### EXERCISE
Pull out exactly the lines from the line containing "Rebuild this chart" to the line containing "const zeroOffset = ((0", both lines included, with pictures removed from the copy.

### DATA IN THIS EXERCISE
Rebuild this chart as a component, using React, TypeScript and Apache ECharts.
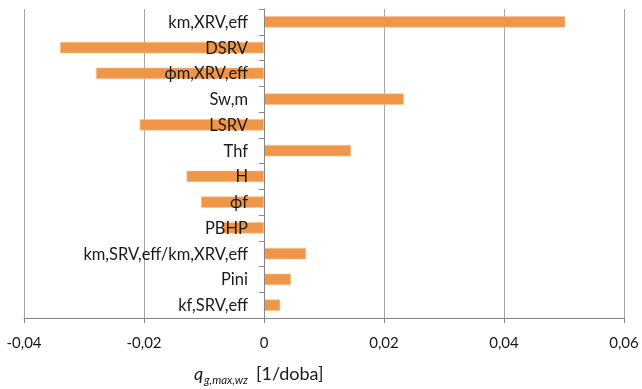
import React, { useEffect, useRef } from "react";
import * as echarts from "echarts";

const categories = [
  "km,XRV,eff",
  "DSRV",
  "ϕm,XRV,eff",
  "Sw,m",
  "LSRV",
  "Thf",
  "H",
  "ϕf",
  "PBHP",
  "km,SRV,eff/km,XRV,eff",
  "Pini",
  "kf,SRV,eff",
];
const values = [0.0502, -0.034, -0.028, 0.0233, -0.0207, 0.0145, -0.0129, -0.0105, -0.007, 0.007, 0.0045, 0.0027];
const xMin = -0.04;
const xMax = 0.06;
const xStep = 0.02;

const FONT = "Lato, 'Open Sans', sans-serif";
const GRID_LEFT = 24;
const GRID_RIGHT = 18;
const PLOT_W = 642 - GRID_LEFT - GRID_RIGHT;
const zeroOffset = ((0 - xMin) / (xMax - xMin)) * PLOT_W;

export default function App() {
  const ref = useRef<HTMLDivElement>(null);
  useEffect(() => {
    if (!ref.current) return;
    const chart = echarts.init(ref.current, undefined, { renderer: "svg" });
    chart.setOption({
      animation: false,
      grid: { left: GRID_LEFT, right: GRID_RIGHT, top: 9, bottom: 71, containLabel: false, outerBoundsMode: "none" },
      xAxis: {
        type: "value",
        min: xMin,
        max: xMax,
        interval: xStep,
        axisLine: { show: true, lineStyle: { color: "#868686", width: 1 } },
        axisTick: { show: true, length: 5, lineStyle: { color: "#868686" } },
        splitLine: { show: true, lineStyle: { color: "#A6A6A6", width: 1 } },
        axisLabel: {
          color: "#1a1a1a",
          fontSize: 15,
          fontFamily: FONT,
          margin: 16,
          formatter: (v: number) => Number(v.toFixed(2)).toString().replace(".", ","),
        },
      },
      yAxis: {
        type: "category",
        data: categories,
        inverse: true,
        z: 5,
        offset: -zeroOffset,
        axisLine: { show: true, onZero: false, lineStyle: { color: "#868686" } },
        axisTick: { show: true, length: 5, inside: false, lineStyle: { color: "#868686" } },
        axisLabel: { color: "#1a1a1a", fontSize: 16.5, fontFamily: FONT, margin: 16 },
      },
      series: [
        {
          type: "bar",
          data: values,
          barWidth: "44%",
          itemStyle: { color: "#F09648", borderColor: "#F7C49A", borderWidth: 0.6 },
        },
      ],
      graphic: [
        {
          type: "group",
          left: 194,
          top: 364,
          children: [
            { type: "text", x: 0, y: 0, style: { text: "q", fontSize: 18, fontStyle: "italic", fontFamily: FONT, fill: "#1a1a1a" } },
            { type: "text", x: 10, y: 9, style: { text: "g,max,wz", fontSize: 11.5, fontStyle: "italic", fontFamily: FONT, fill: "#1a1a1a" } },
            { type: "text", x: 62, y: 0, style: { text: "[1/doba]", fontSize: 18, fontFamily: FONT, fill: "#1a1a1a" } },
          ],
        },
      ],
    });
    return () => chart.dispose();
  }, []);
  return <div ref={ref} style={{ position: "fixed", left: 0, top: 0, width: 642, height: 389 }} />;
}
...
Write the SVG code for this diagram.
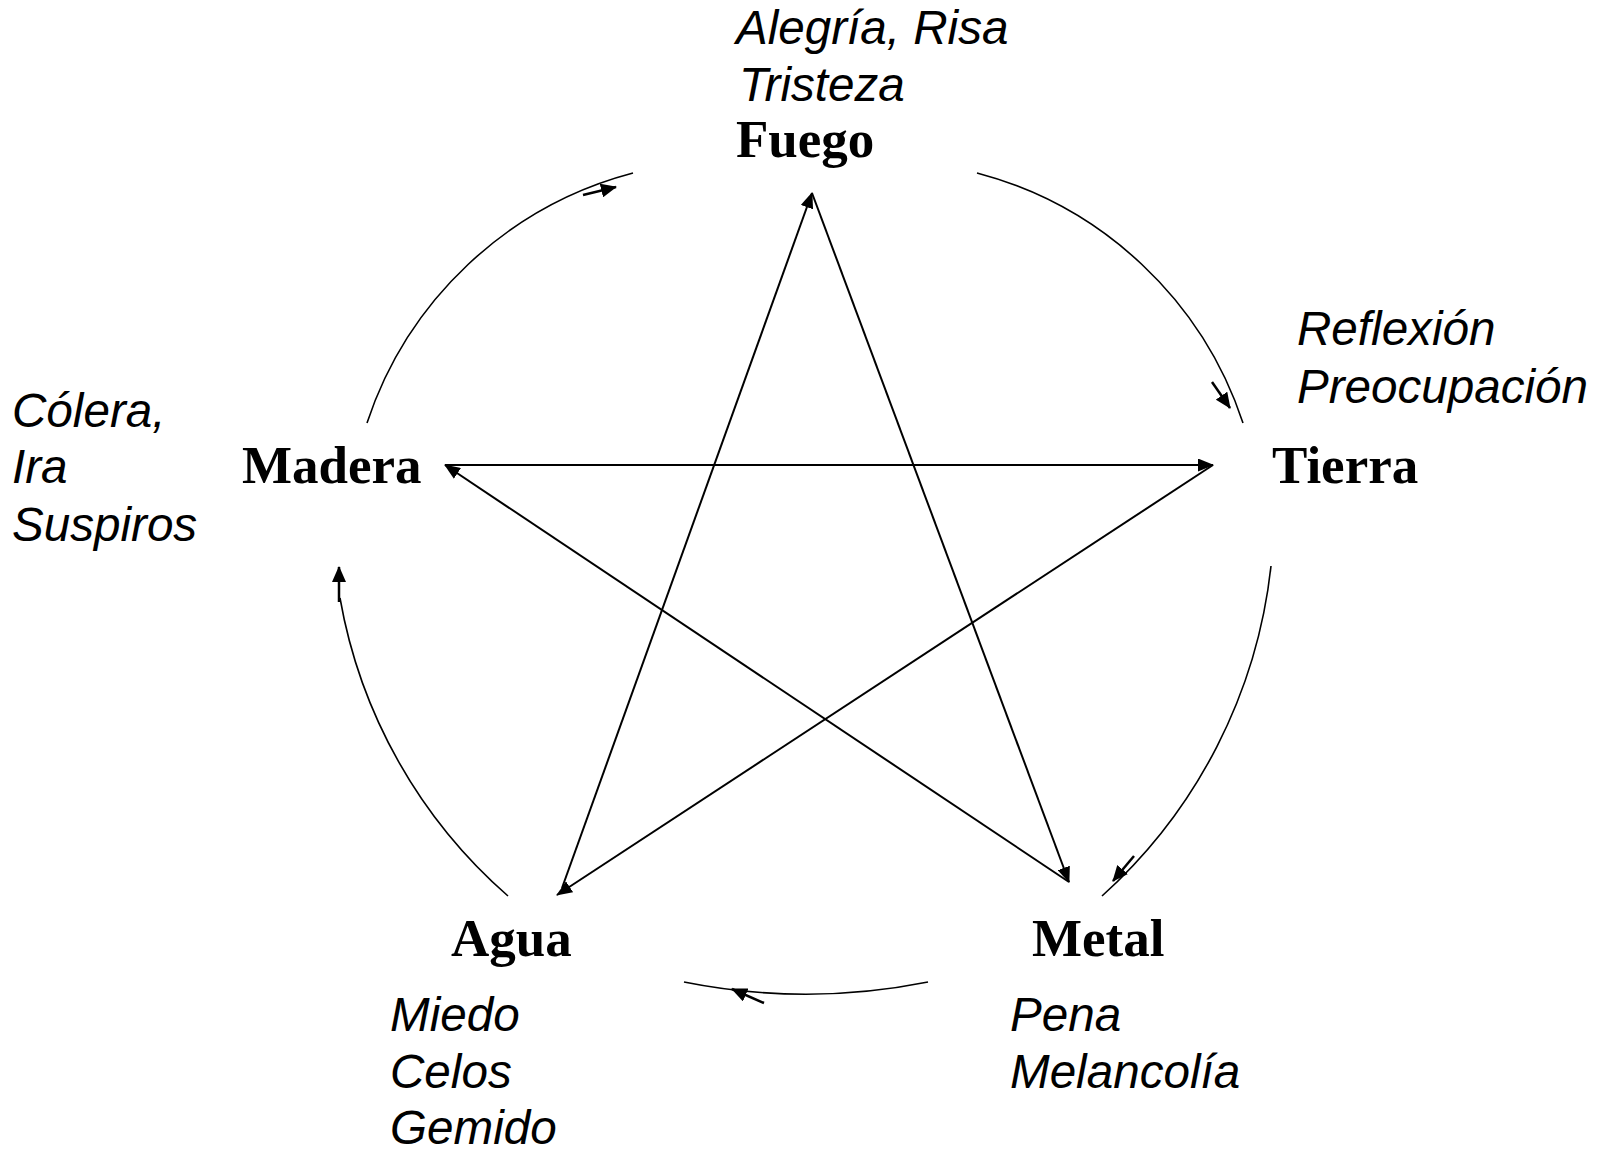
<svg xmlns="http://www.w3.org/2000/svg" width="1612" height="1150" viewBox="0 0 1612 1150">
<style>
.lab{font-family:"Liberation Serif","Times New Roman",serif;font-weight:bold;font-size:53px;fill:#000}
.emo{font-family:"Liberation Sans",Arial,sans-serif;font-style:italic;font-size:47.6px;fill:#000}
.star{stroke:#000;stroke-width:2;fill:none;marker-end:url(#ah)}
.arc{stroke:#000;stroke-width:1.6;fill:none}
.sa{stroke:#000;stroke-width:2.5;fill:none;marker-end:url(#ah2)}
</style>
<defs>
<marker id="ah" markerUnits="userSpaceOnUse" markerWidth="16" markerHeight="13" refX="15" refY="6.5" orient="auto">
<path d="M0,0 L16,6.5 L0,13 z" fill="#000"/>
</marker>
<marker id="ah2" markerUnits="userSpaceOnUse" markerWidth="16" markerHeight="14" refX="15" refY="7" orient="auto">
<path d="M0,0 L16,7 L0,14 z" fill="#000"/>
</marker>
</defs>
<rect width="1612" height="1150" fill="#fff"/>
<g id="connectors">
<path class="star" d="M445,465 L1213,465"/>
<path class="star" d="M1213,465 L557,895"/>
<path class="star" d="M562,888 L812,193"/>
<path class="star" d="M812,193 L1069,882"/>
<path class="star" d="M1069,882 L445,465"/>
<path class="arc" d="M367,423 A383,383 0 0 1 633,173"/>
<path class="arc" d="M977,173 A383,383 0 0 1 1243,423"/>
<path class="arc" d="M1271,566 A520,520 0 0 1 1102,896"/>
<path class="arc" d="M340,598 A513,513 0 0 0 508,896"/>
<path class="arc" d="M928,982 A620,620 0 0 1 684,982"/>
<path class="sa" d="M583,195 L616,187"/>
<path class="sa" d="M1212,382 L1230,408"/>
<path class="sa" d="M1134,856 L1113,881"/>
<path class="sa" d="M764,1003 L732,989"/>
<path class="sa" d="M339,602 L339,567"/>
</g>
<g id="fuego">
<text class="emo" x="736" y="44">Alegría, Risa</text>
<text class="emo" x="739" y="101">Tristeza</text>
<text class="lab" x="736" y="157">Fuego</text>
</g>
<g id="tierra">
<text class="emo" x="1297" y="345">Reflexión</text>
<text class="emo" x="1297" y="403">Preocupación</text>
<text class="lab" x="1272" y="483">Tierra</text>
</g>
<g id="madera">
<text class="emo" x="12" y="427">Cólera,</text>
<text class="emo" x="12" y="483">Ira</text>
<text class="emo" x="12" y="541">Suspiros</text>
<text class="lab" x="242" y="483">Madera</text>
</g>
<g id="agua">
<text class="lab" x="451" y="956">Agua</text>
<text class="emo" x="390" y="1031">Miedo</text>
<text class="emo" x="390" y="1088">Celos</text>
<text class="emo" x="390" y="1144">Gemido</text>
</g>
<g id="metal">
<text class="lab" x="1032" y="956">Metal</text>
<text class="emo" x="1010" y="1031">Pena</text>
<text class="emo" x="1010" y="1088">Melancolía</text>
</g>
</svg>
--
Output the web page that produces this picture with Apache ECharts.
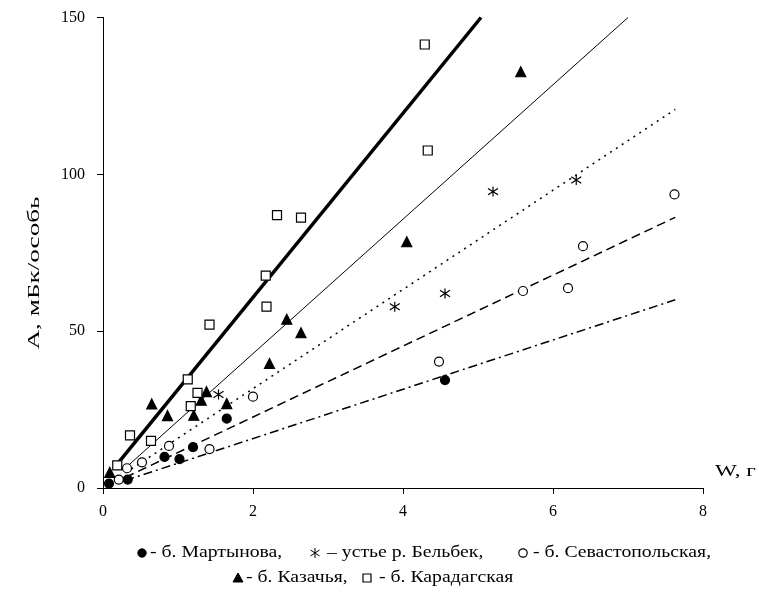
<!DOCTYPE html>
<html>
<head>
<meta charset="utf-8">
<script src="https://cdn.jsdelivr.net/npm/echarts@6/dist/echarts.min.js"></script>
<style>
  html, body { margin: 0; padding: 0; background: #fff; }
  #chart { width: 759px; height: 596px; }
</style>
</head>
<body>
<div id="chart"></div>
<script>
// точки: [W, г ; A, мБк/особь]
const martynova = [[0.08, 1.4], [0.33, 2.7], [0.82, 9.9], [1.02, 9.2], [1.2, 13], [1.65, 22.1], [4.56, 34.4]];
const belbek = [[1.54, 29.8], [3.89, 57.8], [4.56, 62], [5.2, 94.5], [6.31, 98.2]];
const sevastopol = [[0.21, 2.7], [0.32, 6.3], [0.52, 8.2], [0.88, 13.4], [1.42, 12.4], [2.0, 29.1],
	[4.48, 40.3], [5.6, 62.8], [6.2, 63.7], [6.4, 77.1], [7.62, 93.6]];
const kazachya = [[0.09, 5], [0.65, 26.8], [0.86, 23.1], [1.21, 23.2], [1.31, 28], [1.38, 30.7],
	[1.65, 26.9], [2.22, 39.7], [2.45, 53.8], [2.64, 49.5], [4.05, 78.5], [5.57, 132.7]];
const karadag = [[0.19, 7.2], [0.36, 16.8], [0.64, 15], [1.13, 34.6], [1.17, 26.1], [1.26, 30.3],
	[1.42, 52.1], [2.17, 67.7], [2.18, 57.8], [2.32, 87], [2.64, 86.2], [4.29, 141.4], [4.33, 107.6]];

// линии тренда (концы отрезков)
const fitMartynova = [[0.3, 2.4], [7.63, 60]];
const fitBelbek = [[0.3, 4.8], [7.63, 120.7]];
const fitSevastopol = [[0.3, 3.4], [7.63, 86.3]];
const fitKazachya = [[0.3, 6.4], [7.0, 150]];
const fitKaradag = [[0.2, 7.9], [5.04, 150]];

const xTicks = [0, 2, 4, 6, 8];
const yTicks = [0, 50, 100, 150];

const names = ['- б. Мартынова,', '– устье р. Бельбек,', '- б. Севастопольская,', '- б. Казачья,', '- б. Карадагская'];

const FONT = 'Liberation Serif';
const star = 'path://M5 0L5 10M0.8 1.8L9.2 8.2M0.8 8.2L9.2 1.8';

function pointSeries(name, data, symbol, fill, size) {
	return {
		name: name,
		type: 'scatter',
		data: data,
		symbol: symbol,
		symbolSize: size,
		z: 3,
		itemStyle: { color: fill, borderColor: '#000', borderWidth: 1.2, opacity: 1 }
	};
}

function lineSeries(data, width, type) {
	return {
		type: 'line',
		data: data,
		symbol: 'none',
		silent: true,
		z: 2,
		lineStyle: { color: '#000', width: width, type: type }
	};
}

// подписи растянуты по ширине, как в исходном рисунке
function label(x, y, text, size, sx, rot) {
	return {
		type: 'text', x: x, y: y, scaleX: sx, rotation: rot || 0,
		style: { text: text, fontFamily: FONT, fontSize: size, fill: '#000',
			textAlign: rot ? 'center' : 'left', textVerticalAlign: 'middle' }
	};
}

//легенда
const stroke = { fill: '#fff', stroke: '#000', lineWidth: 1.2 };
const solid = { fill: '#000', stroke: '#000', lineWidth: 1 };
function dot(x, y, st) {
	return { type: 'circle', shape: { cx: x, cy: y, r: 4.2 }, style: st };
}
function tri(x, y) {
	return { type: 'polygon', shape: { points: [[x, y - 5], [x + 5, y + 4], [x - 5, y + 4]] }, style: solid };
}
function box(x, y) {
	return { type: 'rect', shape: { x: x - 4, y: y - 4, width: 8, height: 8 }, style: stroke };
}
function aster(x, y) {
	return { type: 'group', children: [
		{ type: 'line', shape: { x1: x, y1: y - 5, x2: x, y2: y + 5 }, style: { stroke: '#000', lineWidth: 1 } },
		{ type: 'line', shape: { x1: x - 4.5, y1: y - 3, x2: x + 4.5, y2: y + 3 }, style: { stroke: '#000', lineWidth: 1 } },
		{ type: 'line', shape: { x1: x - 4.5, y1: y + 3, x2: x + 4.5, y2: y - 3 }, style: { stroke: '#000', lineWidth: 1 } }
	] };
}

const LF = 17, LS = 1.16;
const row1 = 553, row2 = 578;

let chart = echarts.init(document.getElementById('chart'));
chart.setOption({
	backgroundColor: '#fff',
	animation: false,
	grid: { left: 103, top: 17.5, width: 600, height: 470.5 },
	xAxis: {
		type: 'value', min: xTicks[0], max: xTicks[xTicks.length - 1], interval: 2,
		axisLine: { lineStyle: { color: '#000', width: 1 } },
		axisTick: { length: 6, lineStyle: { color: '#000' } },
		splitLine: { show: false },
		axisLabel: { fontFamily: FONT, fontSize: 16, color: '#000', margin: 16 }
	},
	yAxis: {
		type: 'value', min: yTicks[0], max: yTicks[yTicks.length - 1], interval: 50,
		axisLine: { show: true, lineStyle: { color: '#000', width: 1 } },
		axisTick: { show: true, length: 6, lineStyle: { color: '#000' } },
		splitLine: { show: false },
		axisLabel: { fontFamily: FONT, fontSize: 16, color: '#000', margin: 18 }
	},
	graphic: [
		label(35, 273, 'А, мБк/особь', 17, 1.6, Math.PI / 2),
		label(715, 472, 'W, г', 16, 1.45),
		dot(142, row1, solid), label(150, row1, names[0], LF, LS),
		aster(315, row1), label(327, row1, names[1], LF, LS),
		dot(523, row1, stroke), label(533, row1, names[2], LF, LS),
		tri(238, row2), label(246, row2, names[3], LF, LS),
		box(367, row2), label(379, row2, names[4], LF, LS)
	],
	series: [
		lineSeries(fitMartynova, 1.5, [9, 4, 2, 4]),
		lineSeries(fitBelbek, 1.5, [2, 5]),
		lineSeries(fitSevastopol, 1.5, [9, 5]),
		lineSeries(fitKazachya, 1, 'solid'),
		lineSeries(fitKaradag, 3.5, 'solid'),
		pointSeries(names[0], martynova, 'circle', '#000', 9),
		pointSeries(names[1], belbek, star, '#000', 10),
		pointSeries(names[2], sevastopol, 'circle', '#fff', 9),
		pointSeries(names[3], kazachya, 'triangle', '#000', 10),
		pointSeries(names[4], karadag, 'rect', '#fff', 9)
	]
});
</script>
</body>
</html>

### EXERCISE RESPONSE
Rebuild this chart as a component, using React, TypeScript and Apache ECharts.
import React, { useEffect, useRef } from "react";
import * as echarts from "echarts";

const categories = [
  "km,XRV,eff",
  "DSRV",
  "ϕm,XRV,eff",
  "Sw,m",
  "LSRV",
  "Thf",
  "H",
  "ϕf",
  "PBHP",
  "km,SRV,eff/km,XRV,eff",
  "Pini",
  "kf,SRV,eff",
];
const values = [0.0502, -0.034, -0.028, 0.0233, -0.0207, 0.0145, -0.0129, -0.0105, -0.007, 0.007, 0.0045, 0.0027];
const xMin = -0.04;
const xMax = 0.06;
const xStep = 0.02;

const FONT = "Lato, 'Open Sans', sans-serif";
const GRID_LEFT = 24;
const GRID_RIGHT = 18;
const PLOT_W = 642 - GRID_LEFT - GRID_RIGHT;
const zeroOffset = ((0 - xMin) / (xMax - xMin)) * PLOT_W;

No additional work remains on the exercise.